Code that draws figures:
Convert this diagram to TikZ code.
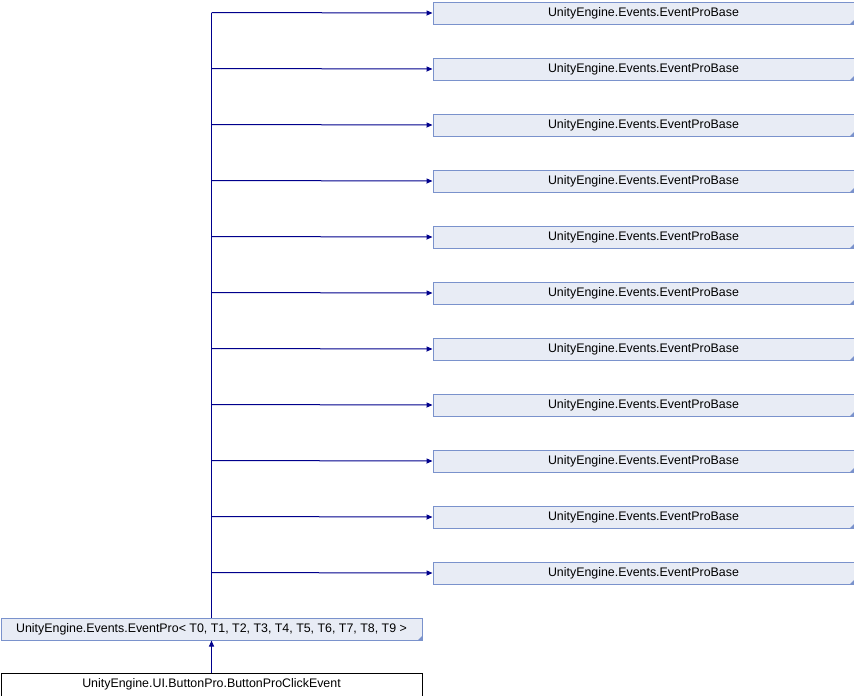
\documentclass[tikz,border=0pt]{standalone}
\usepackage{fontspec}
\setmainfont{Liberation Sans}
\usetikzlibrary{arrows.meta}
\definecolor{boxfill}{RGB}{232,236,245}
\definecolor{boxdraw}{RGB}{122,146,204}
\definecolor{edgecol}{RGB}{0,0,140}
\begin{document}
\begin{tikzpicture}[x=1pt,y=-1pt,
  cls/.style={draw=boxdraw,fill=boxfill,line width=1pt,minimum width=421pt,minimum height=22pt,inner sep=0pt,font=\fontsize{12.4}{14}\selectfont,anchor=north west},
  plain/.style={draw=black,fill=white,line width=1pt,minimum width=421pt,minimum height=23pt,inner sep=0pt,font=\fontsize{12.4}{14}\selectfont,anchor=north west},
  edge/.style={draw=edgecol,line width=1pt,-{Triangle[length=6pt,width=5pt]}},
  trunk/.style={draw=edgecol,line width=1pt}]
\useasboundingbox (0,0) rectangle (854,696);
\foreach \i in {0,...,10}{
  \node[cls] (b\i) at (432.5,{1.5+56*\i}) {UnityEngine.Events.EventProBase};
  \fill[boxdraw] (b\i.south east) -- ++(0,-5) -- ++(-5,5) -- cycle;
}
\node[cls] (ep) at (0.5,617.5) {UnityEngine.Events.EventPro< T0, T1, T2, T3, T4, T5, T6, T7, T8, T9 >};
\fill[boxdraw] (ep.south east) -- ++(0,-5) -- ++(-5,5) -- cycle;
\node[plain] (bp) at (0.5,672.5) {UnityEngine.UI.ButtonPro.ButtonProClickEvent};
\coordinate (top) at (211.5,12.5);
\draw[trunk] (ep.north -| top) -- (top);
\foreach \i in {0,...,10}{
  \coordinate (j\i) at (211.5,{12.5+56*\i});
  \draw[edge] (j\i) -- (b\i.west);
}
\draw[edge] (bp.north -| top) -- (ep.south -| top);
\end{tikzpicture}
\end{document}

--

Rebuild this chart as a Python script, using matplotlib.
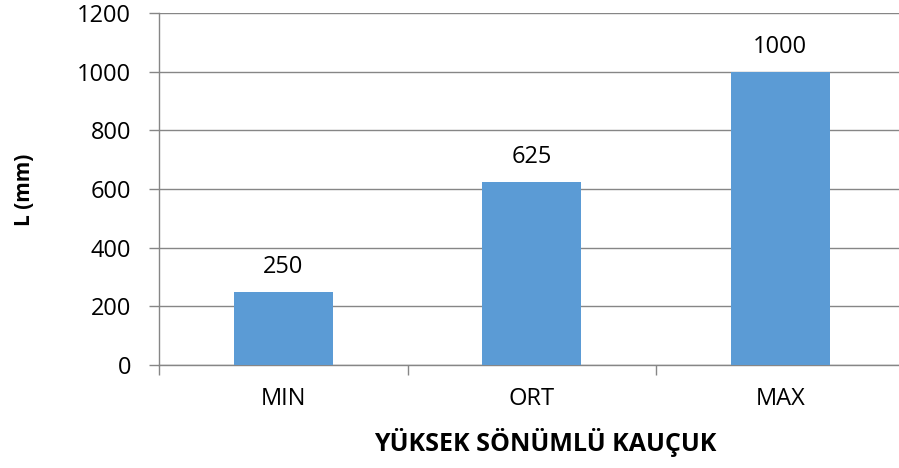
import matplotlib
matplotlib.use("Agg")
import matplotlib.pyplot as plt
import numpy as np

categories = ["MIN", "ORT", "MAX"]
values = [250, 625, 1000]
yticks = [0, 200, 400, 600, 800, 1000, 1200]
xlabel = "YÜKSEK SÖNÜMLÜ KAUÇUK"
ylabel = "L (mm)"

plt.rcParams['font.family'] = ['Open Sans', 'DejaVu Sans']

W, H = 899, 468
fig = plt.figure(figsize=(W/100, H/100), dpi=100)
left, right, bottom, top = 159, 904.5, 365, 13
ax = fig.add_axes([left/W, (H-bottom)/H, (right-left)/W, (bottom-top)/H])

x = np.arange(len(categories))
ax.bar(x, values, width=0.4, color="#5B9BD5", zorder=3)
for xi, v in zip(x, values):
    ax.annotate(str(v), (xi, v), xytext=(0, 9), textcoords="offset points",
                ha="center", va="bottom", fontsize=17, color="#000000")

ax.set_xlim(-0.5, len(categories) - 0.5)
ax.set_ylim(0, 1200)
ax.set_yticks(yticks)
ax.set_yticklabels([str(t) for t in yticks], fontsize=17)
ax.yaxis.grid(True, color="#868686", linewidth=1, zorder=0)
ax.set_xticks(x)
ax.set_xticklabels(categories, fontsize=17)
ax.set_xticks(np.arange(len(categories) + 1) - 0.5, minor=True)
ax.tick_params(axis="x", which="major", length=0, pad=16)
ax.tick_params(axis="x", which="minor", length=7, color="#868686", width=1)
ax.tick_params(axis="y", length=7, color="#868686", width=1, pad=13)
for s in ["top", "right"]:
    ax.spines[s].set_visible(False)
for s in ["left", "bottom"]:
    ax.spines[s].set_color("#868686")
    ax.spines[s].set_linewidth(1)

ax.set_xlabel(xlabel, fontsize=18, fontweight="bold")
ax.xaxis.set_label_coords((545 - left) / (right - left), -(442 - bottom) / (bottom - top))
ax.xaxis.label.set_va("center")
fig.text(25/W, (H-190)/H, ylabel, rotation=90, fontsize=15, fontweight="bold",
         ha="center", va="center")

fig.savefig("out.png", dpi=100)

---

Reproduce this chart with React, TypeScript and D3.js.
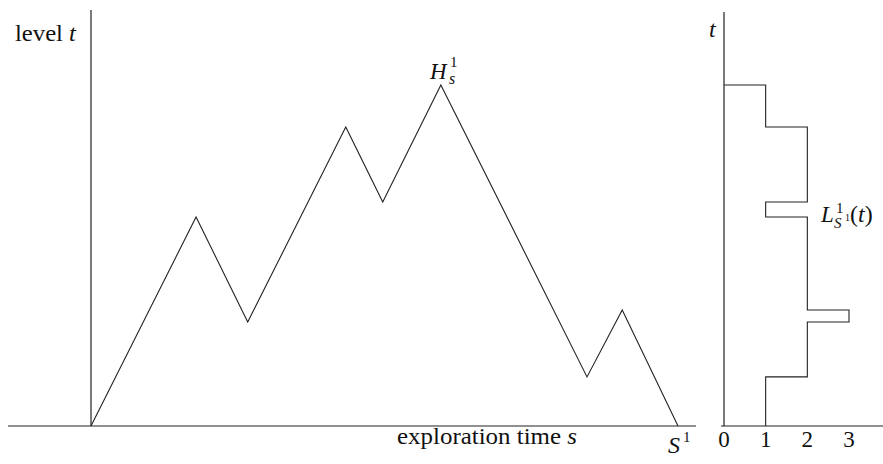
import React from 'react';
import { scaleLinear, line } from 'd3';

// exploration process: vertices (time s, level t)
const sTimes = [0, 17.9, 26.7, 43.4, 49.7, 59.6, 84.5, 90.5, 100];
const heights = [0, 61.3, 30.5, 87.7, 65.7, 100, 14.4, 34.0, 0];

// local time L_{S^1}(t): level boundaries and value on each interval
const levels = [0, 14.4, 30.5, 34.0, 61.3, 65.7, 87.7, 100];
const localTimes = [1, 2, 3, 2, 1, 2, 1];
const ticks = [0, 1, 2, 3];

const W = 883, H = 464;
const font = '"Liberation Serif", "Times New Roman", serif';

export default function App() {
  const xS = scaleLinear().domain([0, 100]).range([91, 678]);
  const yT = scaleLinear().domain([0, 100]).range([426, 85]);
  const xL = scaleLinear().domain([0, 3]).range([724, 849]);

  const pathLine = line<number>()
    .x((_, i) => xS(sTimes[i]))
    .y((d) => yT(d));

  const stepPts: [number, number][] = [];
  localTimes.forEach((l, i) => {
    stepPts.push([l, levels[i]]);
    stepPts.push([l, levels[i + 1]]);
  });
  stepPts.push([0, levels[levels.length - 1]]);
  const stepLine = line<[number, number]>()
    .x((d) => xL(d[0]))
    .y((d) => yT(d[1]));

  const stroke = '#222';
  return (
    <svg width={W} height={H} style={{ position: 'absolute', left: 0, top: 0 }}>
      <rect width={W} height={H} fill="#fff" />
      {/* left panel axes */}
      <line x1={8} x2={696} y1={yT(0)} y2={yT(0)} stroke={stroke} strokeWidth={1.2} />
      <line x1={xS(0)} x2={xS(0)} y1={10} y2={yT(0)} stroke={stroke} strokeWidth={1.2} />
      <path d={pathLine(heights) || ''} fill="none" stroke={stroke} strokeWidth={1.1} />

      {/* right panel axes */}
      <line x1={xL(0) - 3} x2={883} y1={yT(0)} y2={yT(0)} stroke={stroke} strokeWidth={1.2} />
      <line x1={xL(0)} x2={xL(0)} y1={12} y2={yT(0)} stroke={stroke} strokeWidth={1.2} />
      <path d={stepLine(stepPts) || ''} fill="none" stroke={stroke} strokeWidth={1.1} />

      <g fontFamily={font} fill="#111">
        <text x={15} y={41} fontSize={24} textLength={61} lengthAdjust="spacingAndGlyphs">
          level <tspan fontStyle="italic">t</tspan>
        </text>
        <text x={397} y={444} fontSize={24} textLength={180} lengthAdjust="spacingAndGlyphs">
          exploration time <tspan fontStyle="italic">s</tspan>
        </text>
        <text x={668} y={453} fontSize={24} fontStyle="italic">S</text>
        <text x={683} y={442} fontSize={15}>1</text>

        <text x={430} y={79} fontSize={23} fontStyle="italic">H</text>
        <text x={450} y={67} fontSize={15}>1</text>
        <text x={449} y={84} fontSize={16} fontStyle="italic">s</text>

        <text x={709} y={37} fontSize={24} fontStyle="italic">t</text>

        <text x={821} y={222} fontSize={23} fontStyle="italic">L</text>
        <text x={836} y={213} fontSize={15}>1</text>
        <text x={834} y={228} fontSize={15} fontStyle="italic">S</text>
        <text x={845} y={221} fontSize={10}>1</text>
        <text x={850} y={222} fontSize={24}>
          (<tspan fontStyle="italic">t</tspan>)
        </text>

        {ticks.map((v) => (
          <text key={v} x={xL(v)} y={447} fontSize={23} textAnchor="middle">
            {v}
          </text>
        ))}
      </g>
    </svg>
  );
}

- Short problem -
Give again the lines from "Reproduce this chart" to "14.4, 34.0, 0];" exactly, both of those lines included, and do not include any pictures.

- Reply to the exercise -
Reproduce this chart with React, TypeScript and D3.js.
import React from 'react';
import { scaleLinear, line } from 'd3';

// exploration process: vertices (time s, level t)
const sTimes = [0, 17.9, 26.7, 43.4, 49.7, 59.6, 84.5, 90.5, 100];
const heights = [0, 61.3, 30.5, 87.7, 65.7, 100, 14.4, 34.0, 0];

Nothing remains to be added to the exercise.